On reproche souvent l’absence de la classe intellectuelle, l’universitaire dans ce mouvement historique et mémorable, qu’en pensez-vous en tant que sociologue ?
Il me semble encore une fois injuste de porter ce jugement tendancieux qui témoigne d’un profond anti-intellectualisme hérité de la période ancienne et renforcé par le régime de Bouteflika qui a eu sa première altercation publique avec un enseignant de l’université-Senia d’Oran pendant sa première tournée de conquête du pays. Ce reproche, s’il a existé ce dont je doute, sauf dans quelques milieux haineux – traduit un malaise profond et un dépit chez des politicards revanchards qui se sont démasqués et qui entendent par cette surenchère se donner bonne conscience. Contrairement à ce qui semble admis, les universitaires habituellement mobilisés pour les campagnes électorales (les chiens de garde comme les appelait Paul Nizan) ont été désappointés par le changement brutal de perspective qui leur coupait l’herbe sous les pieds en faussant tous leurs calculs de prétendre à quelques promotions une fois le candidat momie replacé sur son sarcophage-roulant. Le 22 février a secoué la léthargie qui a provoqué ensuite un processus de formation élitaire toujours en voie de cristallisation inachevée. Le 22 février n’est pas le résultat d’un travail et d’une mobilisation élitaires, au contraire il est la date de naissance d’un nouveau mouvement élitaire. Ce qu’il en sera est étroitement lié au devenir du mouvement lui-même. L’avenir nous le dira.
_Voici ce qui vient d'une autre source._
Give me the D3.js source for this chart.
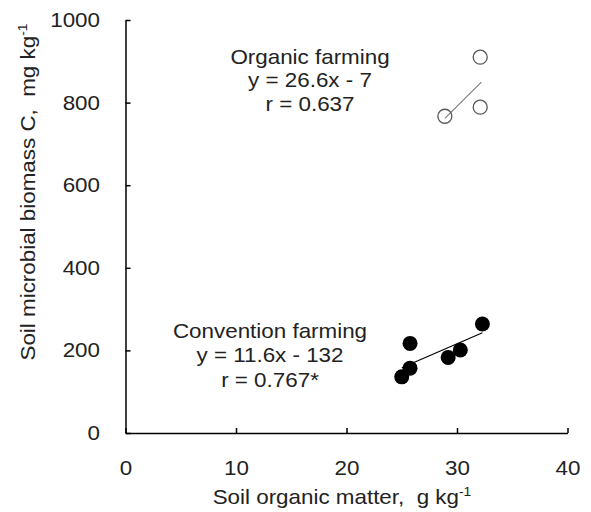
<!DOCTYPE html>
<html><head><meta charset="utf-8">
<script src="https://cdn.jsdelivr.net/npm/d3@7"></script>
<style>
body{margin:0;background:#fff;}
text{font-family:"Liberation Sans",Arial,sans-serif;fill:#222;white-space:pre;}
</style></head>
<body><div id="chart"></div>
<script>
// Data
const organicX = [32.1, 32.1, 28.9];
const organicY = [910, 789, 767];
const conventionalX = [25.0, 25.75, 25.75, 29.2, 30.3, 32.3];
const conventionalY = [136, 157, 217, 183, 201, 264];
const organicFit = {slope: 26.6, intercept: -7, x0: 28.9, x1: 32.2};
const conventionalFit = {slope: 11.6, intercept: -132, x0: 25.0, x1: 32.3};
const organicLabels = ["Organic farming", "y = 26.6x - 7", "r = 0.637"];
const conventionalLabels = ["Convention farming", "y = 11.6x - 132", "r = 0.767*"];
const xTicks = [0, 10, 20, 30, 40];
const yTicks = [0, 200, 400, 600, 800, 1000];

const W = 591, H = 512, FS = 20, SX = 1.12;
const svg = d3.select("#chart").append("svg").attr("width", W).attr("height", H);

const x = d3.scaleLinear().domain([0, 40]).range([125.5, 567.5]);
const y = d3.scaleLinear().domain([0, 1000]).range([433, 20]);

// Axes
const yAxis = d3.axisLeft(y).tickValues(yTicks).tickFormat(d3.format("d")).tickSizeInner(-5).tickSizeOuter(0).tickPadding(25.5 / SX);
const xAxis = d3.axisBottom(x).tickValues(xTicks).tickFormat(d3.format("d")).tickSizeInner(-5).tickSizeOuter(0).tickPadding(28);

const gy = svg.append("g").attr("transform", `translate(${x(0)},0)`).call(yAxis);
const gx = svg.append("g").attr("transform", `translate(0,${y(0)})`).call(xAxis);
[gx, gy].forEach(g => {
  g.select(".domain").attr("stroke", "#000").attr("stroke-width", 1.5);
  g.selectAll(".tick line").attr("stroke", "#000").attr("stroke-width", 1.5);
  g.selectAll(".tick text").attr("font-size", FS).attr("fill", "#222")
    .attr("font-family", "Liberation Sans, Arial, sans-serif")
    .attr("transform", `scale(${SX},1)`);
});

// Helper for text
function label(px, py, str, anchor, sup, rot) {
  const t = svg.append("text")
    .attr("transform", `translate(${px},${py})` + (rot ? ` rotate(${rot})` : "") + ` scale(${SX},1)`)
    .attr("text-anchor", anchor).attr("font-size", FS);
  t.append("tspan").text(str);
  if (sup) t.append("tspan").attr("font-size", FS * 0.62).attr("dy", -8).text(sup);
  return t;
}

// Axis titles
label(342, 504, "Soil organic matter,  g kg", "middle", "-1");
label(35, 192, "Soil microbial biomass C,  mg kg", "middle", "-1", -90);

// Regression lines
const line = d3.line().x(d => x(d[0])).y(d => y(d[1]));
function fitPts(f) { return [f.x0, f.x1].map(v => [v, f.slope * v + f.intercept]); }
svg.append("path").attr("d", line(fitPts(organicFit))).attr("stroke", "#808080").attr("stroke-width", 1.2).attr("fill", "none");

// Points
svg.append("g").selectAll("circle").data(d3.range(organicX.length)).join("circle")
  .attr("cx", i => x(organicX[i])).attr("cy", i => y(organicY[i])).attr("r", 7)
  .attr("fill", "none").attr("stroke", "#555").attr("stroke-width", 1.3);
svg.append("g").selectAll("circle").data(d3.range(conventionalX.length)).join("circle")
  .attr("cx", i => x(conventionalX[i])).attr("cy", i => y(conventionalY[i])).attr("r", 7.5)
  .attr("fill", "#000");
svg.append("path").attr("d", line(fitPts(conventionalFit))).attr("stroke", "#000").attr("stroke-width", 1.2).attr("fill", "none");

// Annotations
const orgBase = [64, 87, 111];
organicLabels.forEach((s, i) => label(310, orgBase[i], s, "middle"));
const conBase = [338, 362, 387];
conventionalLabels.forEach((s, i) => label(270, conBase[i], s, "middle"));
</script></body></html>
Le mouvement HIRAK fait objet d’étude et d’analyse sociologiques dans plusieurs universités du monde. Qu’en est-il en Algérie ?
Je n’ai pas connaissance de ces études ni de ces analyses à distance. Certes, il y a des journalistes avertis qui s’intéressent à notre pays depuis longtemps. Ils reconnaissent eux-mêmes et honnêtement qu’ils ont été surpris parce qu’ils avaient pensé que le système ou le régime algérien mis en place par le clan bouteflikiste était solide et bien soutenu de l’extérieur par des puissances intéressées et fort bien servies jusque-là. L’arrogance du clan avait fait croire qu’il allait prolonger le pillage et la rapine pour encore un demi-siècle tant la corruption avait gangréné la société affaiblie et meurtrie par un régime à la solde du néocolonialisme et des prédateurs orientaux. Quelques textes ont été publiés dans des journaux algériens. Ceux de Addi Lhaouari qui avance beaucoup d’élucubrations dont il a toujours eu le secret. Il continue à marcher à côté de ses pompes à quatre mille kilomètres de la Place de la Libération (ex Grande Poste) suscitant quelques réactions locales d’universitaires fatigués et décatis qui tentent de lui donner le ‘‘LA’’ (ou plutôt do-ré-mi-fa-sol-la–si-dodo dont certains en se réveillant quelques fois se précipitent à reproposer leurs divagations à d’autres journaux en prétextant avoir été encadrés et./ou mal compris lors des premiers essais démentis par la réalité si déconcertante)‘’Vade retro satanas’’, comme disait Mouloud Mammeri dans la cité du Soleil (1988).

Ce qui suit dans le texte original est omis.